Stored items
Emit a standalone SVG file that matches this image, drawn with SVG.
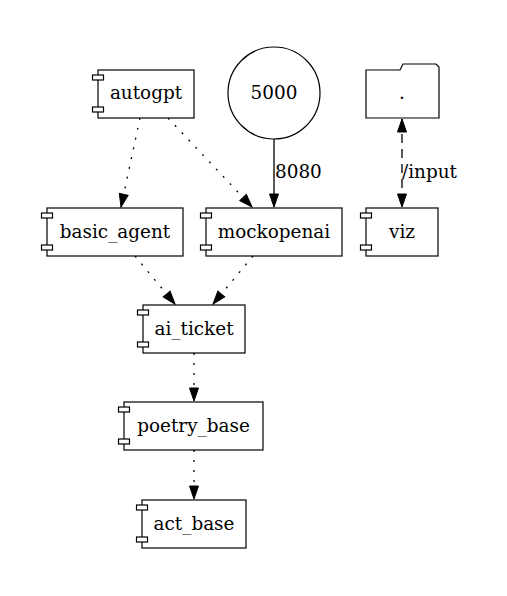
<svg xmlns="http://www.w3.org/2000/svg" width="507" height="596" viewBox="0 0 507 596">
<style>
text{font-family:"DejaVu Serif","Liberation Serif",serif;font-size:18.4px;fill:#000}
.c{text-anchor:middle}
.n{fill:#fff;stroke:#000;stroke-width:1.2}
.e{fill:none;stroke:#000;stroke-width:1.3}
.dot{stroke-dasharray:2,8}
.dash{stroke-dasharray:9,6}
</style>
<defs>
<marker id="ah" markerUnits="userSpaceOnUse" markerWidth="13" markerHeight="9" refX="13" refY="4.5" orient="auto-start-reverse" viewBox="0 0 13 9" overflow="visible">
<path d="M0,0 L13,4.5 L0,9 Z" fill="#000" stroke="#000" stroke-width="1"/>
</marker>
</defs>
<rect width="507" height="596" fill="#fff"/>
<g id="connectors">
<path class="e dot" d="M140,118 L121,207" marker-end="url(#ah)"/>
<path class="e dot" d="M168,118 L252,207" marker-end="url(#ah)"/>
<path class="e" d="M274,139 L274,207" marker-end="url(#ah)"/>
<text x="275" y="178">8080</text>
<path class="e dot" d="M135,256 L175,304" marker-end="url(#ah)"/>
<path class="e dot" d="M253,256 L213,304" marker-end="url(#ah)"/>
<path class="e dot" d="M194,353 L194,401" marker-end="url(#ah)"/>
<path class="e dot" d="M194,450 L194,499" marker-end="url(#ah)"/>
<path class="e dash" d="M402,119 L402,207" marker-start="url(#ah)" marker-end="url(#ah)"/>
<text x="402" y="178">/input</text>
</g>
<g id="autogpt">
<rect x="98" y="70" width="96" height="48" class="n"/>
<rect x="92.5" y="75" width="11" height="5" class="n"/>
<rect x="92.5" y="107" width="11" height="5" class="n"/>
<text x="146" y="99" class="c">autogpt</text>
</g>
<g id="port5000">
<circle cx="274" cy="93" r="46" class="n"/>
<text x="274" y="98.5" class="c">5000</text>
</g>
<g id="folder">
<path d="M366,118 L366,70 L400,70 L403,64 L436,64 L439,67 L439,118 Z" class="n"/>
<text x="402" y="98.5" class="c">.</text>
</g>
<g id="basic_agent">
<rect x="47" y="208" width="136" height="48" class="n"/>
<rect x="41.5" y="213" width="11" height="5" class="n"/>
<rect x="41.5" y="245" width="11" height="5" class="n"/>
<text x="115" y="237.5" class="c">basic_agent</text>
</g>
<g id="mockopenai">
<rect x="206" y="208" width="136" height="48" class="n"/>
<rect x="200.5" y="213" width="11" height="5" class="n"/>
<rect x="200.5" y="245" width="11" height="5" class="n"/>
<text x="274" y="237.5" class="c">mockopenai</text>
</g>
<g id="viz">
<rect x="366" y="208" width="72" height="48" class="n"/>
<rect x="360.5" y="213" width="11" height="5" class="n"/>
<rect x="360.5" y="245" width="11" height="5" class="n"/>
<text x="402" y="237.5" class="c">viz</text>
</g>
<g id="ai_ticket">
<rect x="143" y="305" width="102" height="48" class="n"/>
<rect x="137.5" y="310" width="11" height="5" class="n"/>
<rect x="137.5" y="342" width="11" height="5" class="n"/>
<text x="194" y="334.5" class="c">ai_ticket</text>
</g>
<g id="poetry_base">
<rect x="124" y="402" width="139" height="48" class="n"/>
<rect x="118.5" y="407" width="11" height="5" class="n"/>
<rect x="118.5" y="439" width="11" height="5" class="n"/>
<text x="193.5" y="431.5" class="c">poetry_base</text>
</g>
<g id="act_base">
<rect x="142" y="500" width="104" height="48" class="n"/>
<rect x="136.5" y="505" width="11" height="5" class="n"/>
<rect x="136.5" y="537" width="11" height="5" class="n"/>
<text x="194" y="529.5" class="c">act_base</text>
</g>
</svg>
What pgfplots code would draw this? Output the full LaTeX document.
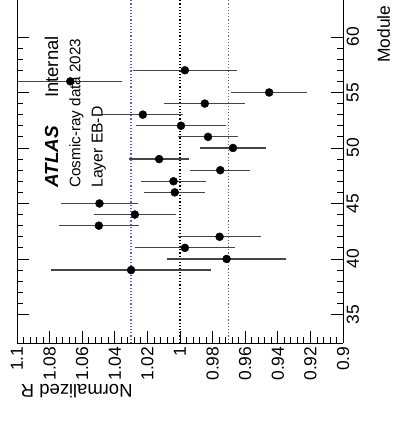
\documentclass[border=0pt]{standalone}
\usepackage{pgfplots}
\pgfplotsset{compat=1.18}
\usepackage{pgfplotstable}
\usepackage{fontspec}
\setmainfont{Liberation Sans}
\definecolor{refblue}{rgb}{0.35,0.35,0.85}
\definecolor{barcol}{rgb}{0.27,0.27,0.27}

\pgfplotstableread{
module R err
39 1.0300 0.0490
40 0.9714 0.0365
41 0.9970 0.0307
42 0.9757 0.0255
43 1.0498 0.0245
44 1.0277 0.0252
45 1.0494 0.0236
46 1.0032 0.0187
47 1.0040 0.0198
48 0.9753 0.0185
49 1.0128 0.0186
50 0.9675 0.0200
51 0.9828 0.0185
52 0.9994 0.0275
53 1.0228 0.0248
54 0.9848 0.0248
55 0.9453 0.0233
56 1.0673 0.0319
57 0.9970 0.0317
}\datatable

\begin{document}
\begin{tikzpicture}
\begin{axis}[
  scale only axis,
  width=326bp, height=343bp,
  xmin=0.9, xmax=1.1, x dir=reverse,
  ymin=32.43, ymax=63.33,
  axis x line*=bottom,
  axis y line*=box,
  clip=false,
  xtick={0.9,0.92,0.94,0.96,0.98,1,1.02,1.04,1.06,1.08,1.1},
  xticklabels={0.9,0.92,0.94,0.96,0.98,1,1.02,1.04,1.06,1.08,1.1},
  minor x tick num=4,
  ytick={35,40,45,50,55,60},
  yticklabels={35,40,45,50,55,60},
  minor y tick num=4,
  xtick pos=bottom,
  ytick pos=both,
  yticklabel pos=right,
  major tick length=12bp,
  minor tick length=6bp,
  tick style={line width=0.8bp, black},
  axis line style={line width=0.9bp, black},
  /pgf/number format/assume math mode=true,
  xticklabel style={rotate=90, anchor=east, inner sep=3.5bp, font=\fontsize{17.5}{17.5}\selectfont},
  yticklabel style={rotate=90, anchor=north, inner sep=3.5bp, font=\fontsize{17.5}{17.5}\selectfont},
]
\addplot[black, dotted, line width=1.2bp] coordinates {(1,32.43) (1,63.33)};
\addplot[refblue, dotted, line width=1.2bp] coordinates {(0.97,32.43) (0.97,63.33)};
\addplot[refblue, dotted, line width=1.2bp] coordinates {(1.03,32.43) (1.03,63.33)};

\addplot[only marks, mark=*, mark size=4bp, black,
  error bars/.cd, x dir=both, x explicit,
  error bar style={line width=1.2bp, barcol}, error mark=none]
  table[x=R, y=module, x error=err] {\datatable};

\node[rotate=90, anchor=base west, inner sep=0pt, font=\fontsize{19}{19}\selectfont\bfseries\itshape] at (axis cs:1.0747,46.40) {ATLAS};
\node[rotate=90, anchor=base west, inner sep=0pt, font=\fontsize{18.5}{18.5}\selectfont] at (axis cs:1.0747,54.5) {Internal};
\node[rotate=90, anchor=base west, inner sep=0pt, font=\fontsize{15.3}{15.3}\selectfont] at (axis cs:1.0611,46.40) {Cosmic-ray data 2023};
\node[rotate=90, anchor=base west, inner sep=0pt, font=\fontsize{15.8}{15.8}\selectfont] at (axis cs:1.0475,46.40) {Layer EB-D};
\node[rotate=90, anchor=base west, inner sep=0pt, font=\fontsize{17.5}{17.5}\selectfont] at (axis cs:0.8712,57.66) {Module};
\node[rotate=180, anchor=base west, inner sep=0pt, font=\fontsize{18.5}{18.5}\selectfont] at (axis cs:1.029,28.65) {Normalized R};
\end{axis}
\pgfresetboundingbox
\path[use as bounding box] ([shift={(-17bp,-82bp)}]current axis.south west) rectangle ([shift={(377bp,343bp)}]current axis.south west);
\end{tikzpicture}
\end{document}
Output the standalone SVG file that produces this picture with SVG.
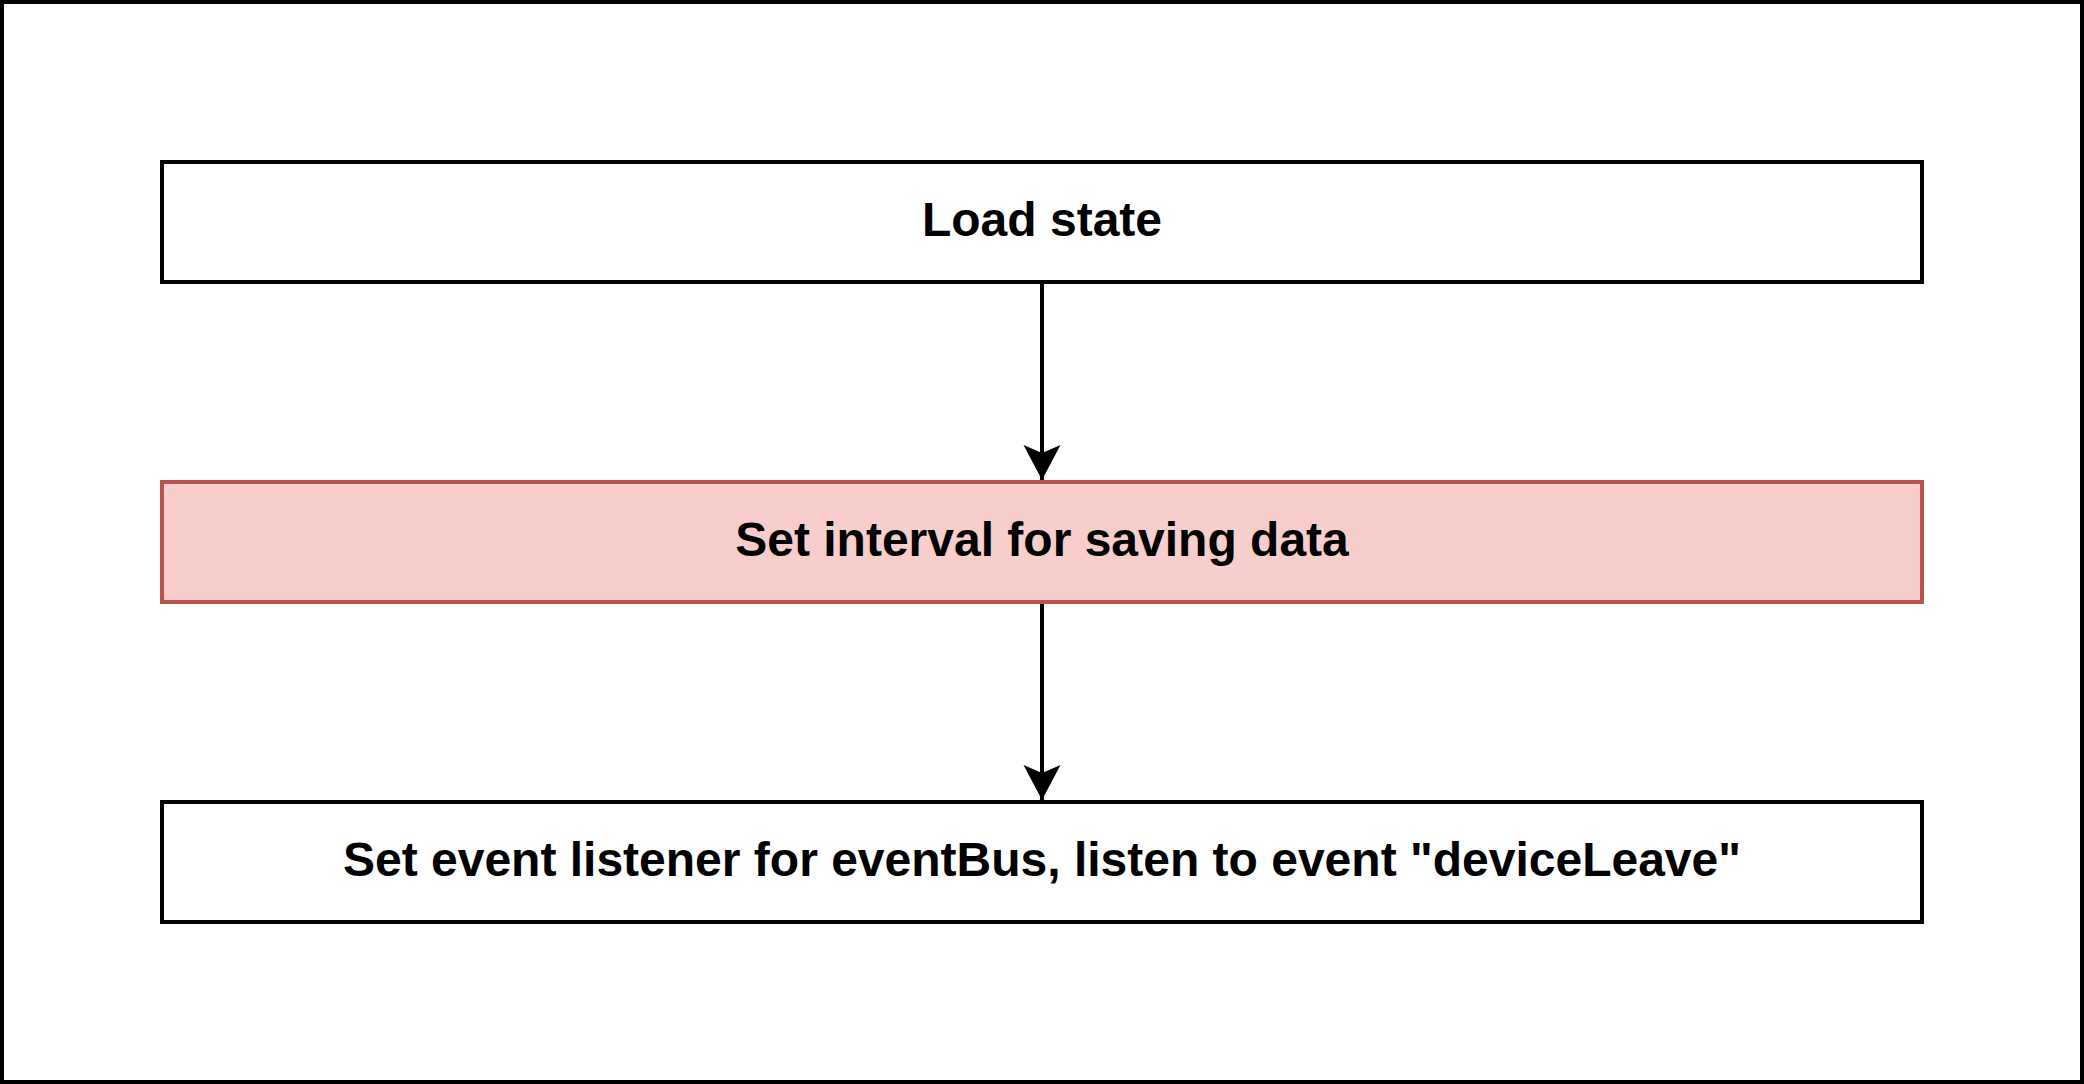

● **REQUEST**
Output a faithful copy of the data, with each picture left out.

● **EXERCISE OUTPUT**
Emit a standalone SVG file that matches this image, drawn with SVG.
<svg xmlns="http://www.w3.org/2000/svg" width="507" height="596" viewBox="0 0 507 596">
<style>
text{font-family:"DejaVu Serif","Liberation Serif",serif;font-size:18.4px;fill:#000}
.c{text-anchor:middle}
.n{fill:#fff;stroke:#000;stroke-width:1.2}
.e{fill:none;stroke:#000;stroke-width:1.3}
.dot{stroke-dasharray:2,8}
.dash{stroke-dasharray:9,6}
</style>
<defs>
<marker id="ah" markerUnits="userSpaceOnUse" markerWidth="13" markerHeight="9" refX="13" refY="4.5" orient="auto-start-reverse" viewBox="0 0 13 9" overflow="visible">
<path d="M0,0 L13,4.5 L0,9 Z" fill="#000" stroke="#000" stroke-width="1"/>
</marker>
</defs>
<rect width="507" height="596" fill="#fff"/>
<g id="connectors">
<path class="e dot" d="M140,118 L121,207" marker-end="url(#ah)"/>
<path class="e dot" d="M168,118 L252,207" marker-end="url(#ah)"/>
<path class="e" d="M274,139 L274,207" marker-end="url(#ah)"/>
<text x="275" y="178">8080</text>
<path class="e dot" d="M135,256 L175,304" marker-end="url(#ah)"/>
<path class="e dot" d="M253,256 L213,304" marker-end="url(#ah)"/>
<path class="e dot" d="M194,353 L194,401" marker-end="url(#ah)"/>
<path class="e dot" d="M194,450 L194,499" marker-end="url(#ah)"/>
<path class="e dash" d="M402,119 L402,207" marker-start="url(#ah)" marker-end="url(#ah)"/>
<text x="402" y="178">/input</text>
</g>
<g id="autogpt">
<rect x="98" y="70" width="96" height="48" class="n"/>
<rect x="92.5" y="75" width="11" height="5" class="n"/>
<rect x="92.5" y="107" width="11" height="5" class="n"/>
<text x="146" y="99" class="c">autogpt</text>
</g>
<g id="port5000">
<circle cx="274" cy="93" r="46" class="n"/>
<text x="274" y="98.5" class="c">5000</text>
</g>
<g id="folder">
<path d="M366,118 L366,70 L400,70 L403,64 L436,64 L439,67 L439,118 Z" class="n"/>
<text x="402" y="98.5" class="c">.</text>
</g>
<g id="basic_agent">
<rect x="47" y="208" width="136" height="48" class="n"/>
<rect x="41.5" y="213" width="11" height="5" class="n"/>
<rect x="41.5" y="245" width="11" height="5" class="n"/>
<text x="115" y="237.5" class="c">basic_agent</text>
</g>
<g id="mockopenai">
<rect x="206" y="208" width="136" height="48" class="n"/>
<rect x="200.5" y="213" width="11" height="5" class="n"/>
<rect x="200.5" y="245" width="11" height="5" class="n"/>
<text x="274" y="237.5" class="c">mockopenai</text>
</g>
<g id="viz">
<rect x="366" y="208" width="72" height="48" class="n"/>
<rect x="360.5" y="213" width="11" height="5" class="n"/>
<rect x="360.5" y="245" width="11" height="5" class="n"/>
<text x="402" y="237.5" class="c">viz</text>
</g>
<g id="ai_ticket">
<rect x="143" y="305" width="102" height="48" class="n"/>
<rect x="137.5" y="310" width="11" height="5" class="n"/>
<rect x="137.5" y="342" width="11" height="5" class="n"/>
<text x="194" y="334.5" class="c">ai_ticket</text>
</g>
<g id="poetry_base">
<rect x="124" y="402" width="139" height="48" class="n"/>
<rect x="118.5" y="407" width="11" height="5" class="n"/>
<rect x="118.5" y="439" width="11" height="5" class="n"/>
<text x="193.5" y="431.5" class="c">poetry_base</text>
</g>
<g id="act_base">
<rect x="142" y="500" width="104" height="48" class="n"/>
<rect x="136.5" y="505" width="11" height="5" class="n"/>
<rect x="136.5" y="537" width="11" height="5" class="n"/>
<text x="194" y="529.5" class="c">act_base</text>
</g>
</svg>
What pgfplots code would draw this? Output the full LaTeX document.
\documentclass[border=0pt]{standalone}
\usepackage{pgfplots}
\pgfplotsset{compat=1.18}
\usepackage{pgfplotstable}
\usepackage{fontspec}
\setmainfont{Liberation Sans}
\definecolor{refblue}{rgb}{0.35,0.35,0.85}
\definecolor{barcol}{rgb}{0.27,0.27,0.27}

\pgfplotstableread{
module R err
39 1.0300 0.0490
40 0.9714 0.0365
41 0.9970 0.0307
42 0.9757 0.0255
43 1.0498 0.0245
44 1.0277 0.0252
45 1.0494 0.0236
46 1.0032 0.0187
47 1.0040 0.0198
48 0.9753 0.0185
49 1.0128 0.0186
50 0.9675 0.0200
51 0.9828 0.0185
52 0.9994 0.0275
53 1.0228 0.0248
54 0.9848 0.0248
55 0.9453 0.0233
56 1.0673 0.0319
57 0.9970 0.0317
}\datatable

\begin{document}
\begin{tikzpicture}
\begin{axis}[
  scale only axis,
  width=326bp, height=343bp,
  xmin=0.9, xmax=1.1, x dir=reverse,
  ymin=32.43, ymax=63.33,
  axis x line*=bottom,
  axis y line*=box,
  clip=false,
  xtick={0.9,0.92,0.94,0.96,0.98,1,1.02,1.04,1.06,1.08,1.1},
  xticklabels={0.9,0.92,0.94,0.96,0.98,1,1.02,1.04,1.06,1.08,1.1},
  minor x tick num=4,
  ytick={35,40,45,50,55,60},
  yticklabels={35,40,45,50,55,60},
  minor y tick num=4,
  xtick pos=bottom,
  ytick pos=both,
  yticklabel pos=right,
  major tick length=12bp,
  minor tick length=6bp,
  tick style={line width=0.8bp, black},
  axis line style={line width=0.9bp, black},
  /pgf/number format/assume math mode=true,
  xticklabel style={rotate=90, anchor=east, inner sep=3.5bp, font=\fontsize{17.5}{17.5}\selectfont},
  yticklabel style={rotate=90, anchor=north, inner sep=3.5bp, font=\fontsize{17.5}{17.5}\selectfont},
]
\addplot[black, dotted, line width=1.2bp] coordinates {(1,32.43) (1,63.33)};
\addplot[refblue, dotted, line width=1.2bp] coordinates {(0.97,32.43) (0.97,63.33)};
\addplot[refblue, dotted, line width=1.2bp] coordinates {(1.03,32.43) (1.03,63.33)};

\addplot[only marks, mark=*, mark size=4bp, black,
  error bars/.cd, x dir=both, x explicit,
  error bar style={line width=1.2bp, barcol}, error mark=none]
  table[x=R, y=module, x error=err] {\datatable};

\node[rotate=90, anchor=base west, inner sep=0pt, font=\fontsize{19}{19}\selectfont\bfseries\itshape] at (axis cs:1.0747,46.40) {ATLAS};
\node[rotate=90, anchor=base west, inner sep=0pt, font=\fontsize{18.5}{18.5}\selectfont] at (axis cs:1.0747,54.5) {Internal};
\node[rotate=90, anchor=base west, inner sep=0pt, font=\fontsize{15.3}{15.3}\selectfont] at (axis cs:1.0611,46.40) {Cosmic-ray data 2023};
\node[rotate=90, anchor=base west, inner sep=0pt, font=\fontsize{15.8}{15.8}\selectfont] at (axis cs:1.0475,46.40) {Layer EB-D};
\node[rotate=90, anchor=base west, inner sep=0pt, font=\fontsize{17.5}{17.5}\selectfont] at (axis cs:0.8712,57.66) {Module};
\node[rotate=180, anchor=base west, inner sep=0pt, font=\fontsize{18.5}{18.5}\selectfont] at (axis cs:1.029,28.65) {Normalized R};
\end{axis}
\pgfresetboundingbox
\path[use as bounding box] ([shift={(-17bp,-82bp)}]current axis.south west) rectangle ([shift={(377bp,343bp)}]current axis.south west);
\end{tikzpicture}
\end{document}
Output the standalone SVG file that produces this picture with SVG.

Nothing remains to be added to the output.